Given the small cardinality estimate assigned to the UDF apply, the n-ary join expansion heuristics unfortunately reposition it earlier in the tree than you would wish.

The query also qualifies for search 0 optimization by virtue of having at least three joins (including applies). The final physical plan you get, with the odd-looking scan, is based on that heuristically-deduced join order. It is costed low enough that the optimizer considers the plan "good enough". The low cost estimation and cardinality for the UDF contributes to this early finish.

Search 0 (also known as the Transaction Processing phase) targets low-cardinality OLTP-type queries, with final plans that usually feature nested loops joins. More importantly, search 0 runs only a relatively small subset of the optimizer's exploration abilities. This subset does not include pulling an apply up the query tree over a join (rule PullApplyOverJoin). This is exactly what is required in the test case to reposition the UDF apply above the joins, to appear last in the sequence of operations (as it were).
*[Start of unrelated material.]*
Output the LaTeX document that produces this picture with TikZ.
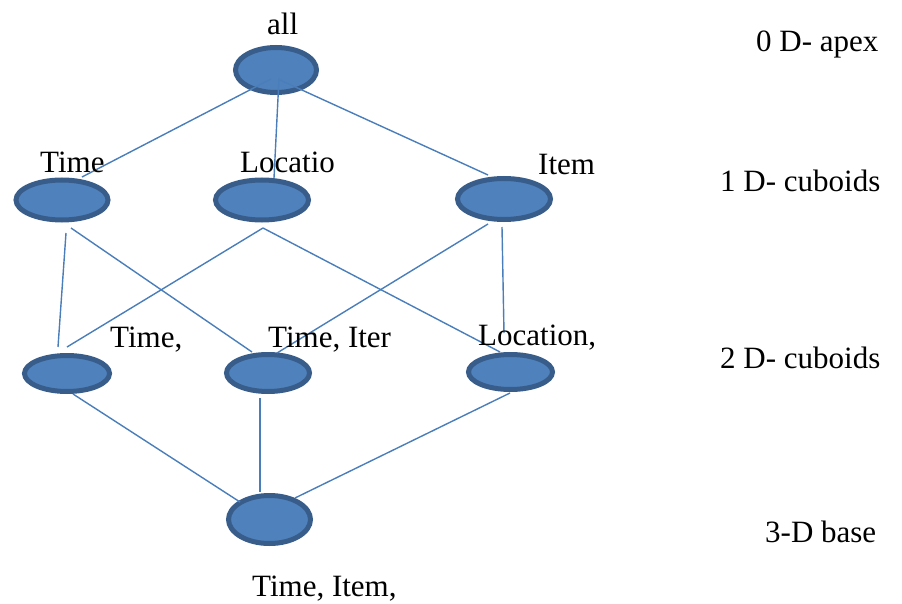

There is also an issue where the optimizer can decide between naive nested loops join (join predicate on the join itself) and a correlated indexed join (apply) where the correlated predicate is applied on the inner side of the join using an index seek. The latter is usually the desired plan shape, but the optimizer is capable of exploring both. With incorrect costing and cardinality estimates, it can choose the non-apply NL join, as in the submitted plans (explaining the scan).
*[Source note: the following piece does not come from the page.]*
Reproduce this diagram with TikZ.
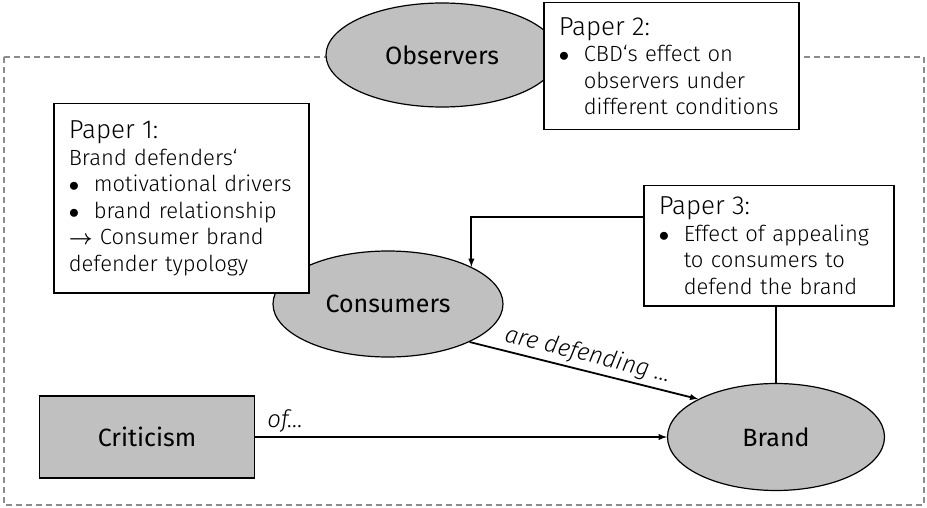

So, there are multiple interacting reasons involving several general optimizer features that normally work well to find good plans in a short period of time without using excessive resources. Avoiding any one of the reasons is enough to produce the 'expected' plan shape for the sample query, even with empty tables:

Plan on empty tables with search 0 disabled

There is no supported way to avoid search 0 plan selection, early optimizer termination, or to improve the costing of UDFs (aside from the limited enhancements in the SQL Server 2014 CE model for this). This leaves things like plan guides, manual query rewrites (including the TOP (1) idea or using intermediate temporary tables) and avoiding poorly-costed 'black boxes' (from a QO point of view) like non-inline functions.

Rewriting CROSS APPLY as OUTER APPLY can also work, as it currently prevents some of the early join-collapsing work, but you have to be careful to preserve the original query semantics (e.g. rejecting any NULL-extended rows that might be introduced, without the optimizer collapsing back to a cross apply). You need to be aware though that this behaviour is not guaranteed to remain stable, so you would need to remember to retest any such observed behaviours each time you patch or upgrade the SQL Server.
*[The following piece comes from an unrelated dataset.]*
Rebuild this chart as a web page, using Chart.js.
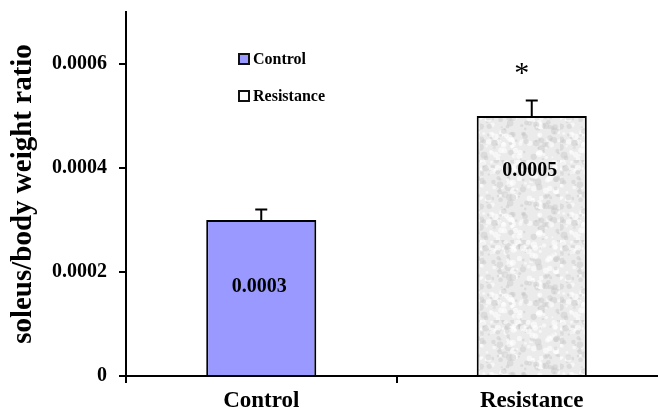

Overall, the right solution for you depends on a variety of factors that we cannot judge for you. I would, however, encourage you to consider solutions that are guaranteed to always work in future, and that work with (rather than against) the optimizer wherever possible.


It looks like this is a cost based decision by the optimizer but a rather bad one.

If you add 50000 rows to PRODUCT the optimizer thinks the scan is too much work and gives you a plan with three seeks and one call to the UDF.

The plan I get for 6655 rows in PRODUCT

enter image description here

With 50000 rows in PRODUCT I get this plan instead.

enter image description here

I guess the cost for calling the UDF is grossly underestimated.

One workaround that works fine in this case is to change the query to use outer apply against the UDF. I get the good plan no matter how many rows there are in the table PRODUCT.

select  
    S.GROUPCODE,
    H.ORDERCATEGORY
from    
    ORDERLINE L
    join ORDERHDR H on H.ORDERID = L.ORDERID
    join PRODUCT P  on P.PRODUCT = L.PRODUCT    
    outer apply dbo.GetGroupCode (P.FACTORY) S
where   
    L.ORDERNUMBER = 'XXX/YYY-123456' and
    L.RMPHASE = '0' and
    L.ORDERLINE = '01' and
    S.GROUPCODE is not null

enter image description here

The best workaround in your case is probably to get the values you need into a temp table and then query the temp table with a cross apply to the UDF. That way you are sure that the UDF will not be executed more than necessary.

select  
    P.FACTORY,
    H.ORDERCATEGORY
into #T
from    
    ORDERLINE L
    join ORDERHDR H on H.ORDERID = L.ORDERID
    join PRODUCT P  on P.PRODUCT = L.PRODUCT
where   
    L.ORDERNUMBER = 'XXX/YYY-123456' and
    L.RMPHASE = '0' and
    L.ORDERLINE = '01'

select  
    S.GROUPCODE,
    T.ORDERCATEGORY
from #T as T
  cross apply dbo.GetGroupCode (T.FACTORY) S

drop table #T

Instead of persisting to temp table you can use top() in a derived table to force SQL Server to evaluate the result from the joins before the UDF is called. Just use a really high number in the top making SQL Server have to count your rows for that part of the query before it can go on and use the UDF.

select S.GROUPCODE,
       T.ORDERCATEGORY
from (
     select top(2147483647)
         P.FACTORY,
         H.ORDERCATEGORY
     from    
         ORDERLINE L
         join ORDERHDR H on H.ORDERID = L.ORDERID
         join PRODUCT P  on P.PRODUCT = L.PRODUCT    
     where   
         L.ORDERNUMBER = 'XXX/YYY-123456' and
         L.RMPHASE = '0' and
         L.ORDERLINE = '01'
     ) as T
  cross apply dbo.GetGroupCode (T.FACTORY) S

enter image description here

I would like to understand what could be the reason for this since all the operations are done using primary keys and how to fix it if it happens in a more complex query that can't be solved this easily.

I really can't answer that but thought I should share what I know anyway. I don't know why a scan of PRODUCT table is considered at all. There might be cases where that is the best thing to do and there are stuff concerning how the optimizers treats UDF's that I don't know about.

One extra observation was that your query gets a good plan in SQL Server 2014 with the new cardinality estimator. That is because the estimated number of rows for each call to the UDF is 100 instead of 1 as it is in SQL Server 2012 and before. But it will still make the same cost based decision between the scan version and the seek version of the plan. With less than 500 (497 in my case) rows in PRODUCT you get the scan version of the plan even in SQL Server 2014.